Au bout de cinq minutes, il me fait marrer. Mais ce n’est pas tout, je suis comédienne et il connaît le théâtre par coeur. Il me parle même d’une pièce qu’il devait aller voir dans laquelle je jouais – l’histoire d’un couple qui se déchire. Et là je me dis, quand même c’est fou, c’était dans un tout petit théâtre et s’il était venu, c’est sûr, je l’aurais vu. En sortant du dîner – on avait pas mal bu – , il m’a embrassée, mes pieds ont décollé du sol ! J’ai été cueillie en une soirée. C’était d’autant plus dingue que depuis ma rupture, je n’arrivais plus à tomber sous le charme d’un homme. Il me propose de venir chez lui. En vrai, j’en crève d’envie mais il me plaît et comme je veux le revoir, je dis : « Non. » Stratégie.

Lui et moi c’était une évidence

Il me raccompagne devant ma porte, je me revois encore sur mon balcon en train de fumer une clope en me disant « aïe, je suis amoureuse ». Dans la nuit, il m’envoie un message et m’écrit qu’il a passé une super soirée et le lendemain un autre message : « J’ai loué une maison d’hôtes, est-ce que tu viendrais me rejoindre ? » J’ai attendu deux heures avant de répondre. Il se trouve que j’étais dans le Sud la semaine où il m’invitait et j’ai dit O.K. Mais seulement deux jours, pas question d’être trop lourde ! Évidemment, d’un côté j’ai peur, et de l’autre, je suis surexcitée. 

Après ces quarante-huit heures ensemble, je me dis que si je ne revois pas ce mec, je ne comprends plus rien parce que c’est génial. Je suis totalement séduite par le décalage entre le côté propre sur lui, qui se dégage au premier abord, et, dès qu’il parle, sa drôlerie, sa sensibilité, son côté cash. Et puis, il y a un truc qui ne trompe pas : tout de suite, je me sens hyper à l’aise avec lui. C’est fluide. Je crève d’envie de lui envoyer des messages toutes les cinq minutes mais je me retiens, et je le laisse venir à son rythme. Je veux bien manoeuvrer, d’autant que pendant notre premier dîner, il m’a quand même balancé : « Je suis très compliqué et mes relations sentimentales sont une catastrophe. »

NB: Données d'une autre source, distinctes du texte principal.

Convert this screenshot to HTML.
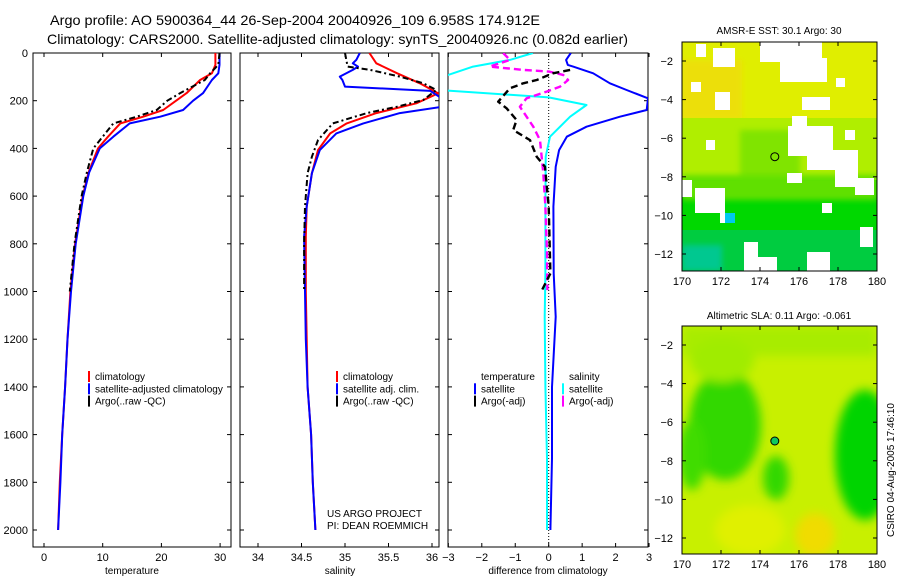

Moi ça m’est égal, il me plaît et ça marchera un point c’est tout. D’ailleurs, on se voit de plus en plus, surtout depuis le deuxième confinement. Et puis un jour, il y a cet événement improbable. Il me montre des photos pour un concours qu’il passe et, devant un couple qui s’embrasse, je m’exclame : « Cette photo est trop belle, j’aurais tellement aimé que ce soit… » Je m’arrête avant de dire « nous » au moment où je comprends que, sur la photo, c’est moi. Il me regarde : « Qu’est-ce qu’il y a ? » et je lui réponds que je viens de me reconnaître. On s’est tus tous les deux pendant un quart d’heure. J’étais tellement émue. L’homme dont j’étais tombée amoureuse m’avait déjà vue. Ça a conforté l’idée que lui et moi c’était une évidence.